Directions for this task:
Without the pictures, extract every line from the start of the material to the line containing "const Y_MAX = 20;", both ends included.

Supplied information:
[start]
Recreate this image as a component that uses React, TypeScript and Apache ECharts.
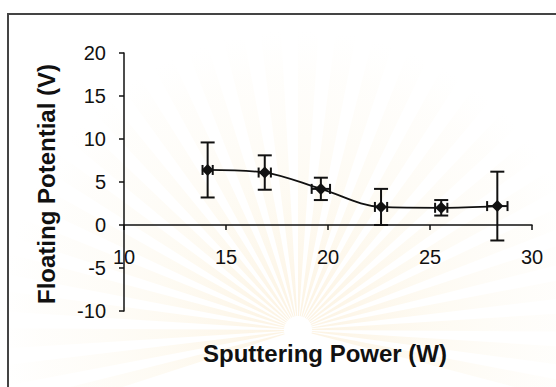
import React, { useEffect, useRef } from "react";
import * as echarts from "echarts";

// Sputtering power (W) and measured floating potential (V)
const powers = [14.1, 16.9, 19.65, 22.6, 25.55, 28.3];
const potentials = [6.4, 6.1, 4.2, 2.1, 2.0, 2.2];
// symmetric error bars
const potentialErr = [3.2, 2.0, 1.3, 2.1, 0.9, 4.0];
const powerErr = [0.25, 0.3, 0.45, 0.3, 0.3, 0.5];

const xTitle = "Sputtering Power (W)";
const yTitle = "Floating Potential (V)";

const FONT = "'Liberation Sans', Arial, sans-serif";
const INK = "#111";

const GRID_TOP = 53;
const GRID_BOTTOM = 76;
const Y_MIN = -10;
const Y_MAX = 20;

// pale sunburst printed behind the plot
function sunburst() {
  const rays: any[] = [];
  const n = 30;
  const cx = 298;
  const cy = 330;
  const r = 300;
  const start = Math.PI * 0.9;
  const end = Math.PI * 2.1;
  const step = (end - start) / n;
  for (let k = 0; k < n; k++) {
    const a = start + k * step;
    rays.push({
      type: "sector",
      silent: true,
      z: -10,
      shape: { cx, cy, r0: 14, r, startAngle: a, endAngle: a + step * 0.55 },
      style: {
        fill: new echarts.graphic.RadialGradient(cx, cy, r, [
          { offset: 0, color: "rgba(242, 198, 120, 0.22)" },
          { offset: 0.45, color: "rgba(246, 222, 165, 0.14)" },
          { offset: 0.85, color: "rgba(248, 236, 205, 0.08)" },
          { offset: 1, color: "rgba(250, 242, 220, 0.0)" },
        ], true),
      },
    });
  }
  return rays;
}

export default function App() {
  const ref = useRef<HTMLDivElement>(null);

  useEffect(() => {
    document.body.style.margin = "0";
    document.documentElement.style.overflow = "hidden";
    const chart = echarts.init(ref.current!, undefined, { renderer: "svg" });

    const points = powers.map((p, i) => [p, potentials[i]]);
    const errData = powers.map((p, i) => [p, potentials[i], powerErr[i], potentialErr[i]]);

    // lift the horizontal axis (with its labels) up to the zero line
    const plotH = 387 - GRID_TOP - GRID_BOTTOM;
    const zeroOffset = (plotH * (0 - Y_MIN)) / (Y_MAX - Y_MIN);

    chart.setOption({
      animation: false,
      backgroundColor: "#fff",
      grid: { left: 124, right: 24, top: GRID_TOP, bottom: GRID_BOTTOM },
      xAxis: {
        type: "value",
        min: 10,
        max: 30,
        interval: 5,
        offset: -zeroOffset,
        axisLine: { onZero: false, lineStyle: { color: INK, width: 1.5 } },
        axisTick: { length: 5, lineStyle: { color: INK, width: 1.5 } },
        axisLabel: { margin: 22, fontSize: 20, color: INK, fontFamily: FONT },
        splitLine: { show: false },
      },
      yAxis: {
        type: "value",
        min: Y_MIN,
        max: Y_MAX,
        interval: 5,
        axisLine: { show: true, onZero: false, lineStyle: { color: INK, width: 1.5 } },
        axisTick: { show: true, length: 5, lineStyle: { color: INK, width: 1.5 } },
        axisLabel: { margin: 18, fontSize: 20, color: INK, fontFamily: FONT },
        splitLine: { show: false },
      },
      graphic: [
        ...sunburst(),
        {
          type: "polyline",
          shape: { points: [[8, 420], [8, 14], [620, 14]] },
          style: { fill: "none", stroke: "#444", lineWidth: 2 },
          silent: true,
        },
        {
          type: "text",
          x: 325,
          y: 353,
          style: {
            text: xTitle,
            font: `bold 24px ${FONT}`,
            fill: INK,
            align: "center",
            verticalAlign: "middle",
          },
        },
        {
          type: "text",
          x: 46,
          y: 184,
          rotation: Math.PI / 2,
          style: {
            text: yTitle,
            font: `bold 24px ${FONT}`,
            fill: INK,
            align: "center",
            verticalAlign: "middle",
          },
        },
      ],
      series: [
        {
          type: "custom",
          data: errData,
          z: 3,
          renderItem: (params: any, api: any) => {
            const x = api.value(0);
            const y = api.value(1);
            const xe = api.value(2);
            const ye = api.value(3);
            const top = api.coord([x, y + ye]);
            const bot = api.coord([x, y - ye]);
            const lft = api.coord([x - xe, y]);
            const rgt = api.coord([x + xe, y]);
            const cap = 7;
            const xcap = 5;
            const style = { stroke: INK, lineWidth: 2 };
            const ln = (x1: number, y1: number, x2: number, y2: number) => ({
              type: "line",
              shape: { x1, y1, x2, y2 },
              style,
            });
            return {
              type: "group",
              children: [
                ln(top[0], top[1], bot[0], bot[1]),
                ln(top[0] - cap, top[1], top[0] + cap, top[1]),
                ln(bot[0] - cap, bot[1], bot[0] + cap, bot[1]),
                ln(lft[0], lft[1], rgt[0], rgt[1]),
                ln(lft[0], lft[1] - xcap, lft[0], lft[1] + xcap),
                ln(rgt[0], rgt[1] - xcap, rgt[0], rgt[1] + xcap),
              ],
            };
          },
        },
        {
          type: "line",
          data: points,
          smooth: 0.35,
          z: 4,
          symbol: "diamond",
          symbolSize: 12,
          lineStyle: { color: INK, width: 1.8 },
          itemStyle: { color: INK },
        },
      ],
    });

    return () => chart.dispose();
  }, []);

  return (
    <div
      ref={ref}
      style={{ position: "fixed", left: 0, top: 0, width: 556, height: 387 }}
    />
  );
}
[end]
Solution to this problem:
Recreate this image as a component that uses React, TypeScript and Apache ECharts.
import React, { useEffect, useRef } from "react";
import * as echarts from "echarts";

// Sputtering power (W) and measured floating potential (V)
const powers = [14.1, 16.9, 19.65, 22.6, 25.55, 28.3];
const potentials = [6.4, 6.1, 4.2, 2.1, 2.0, 2.2];
// symmetric error bars
const potentialErr = [3.2, 2.0, 1.3, 2.1, 0.9, 4.0];
const powerErr = [0.25, 0.3, 0.45, 0.3, 0.3, 0.5];

const xTitle = "Sputtering Power (W)";
const yTitle = "Floating Potential (V)";

const FONT = "'Liberation Sans', Arial, sans-serif";
const INK = "#111";

const GRID_TOP = 53;
const GRID_BOTTOM = 76;
const Y_MIN = -10;
const Y_MAX = 20;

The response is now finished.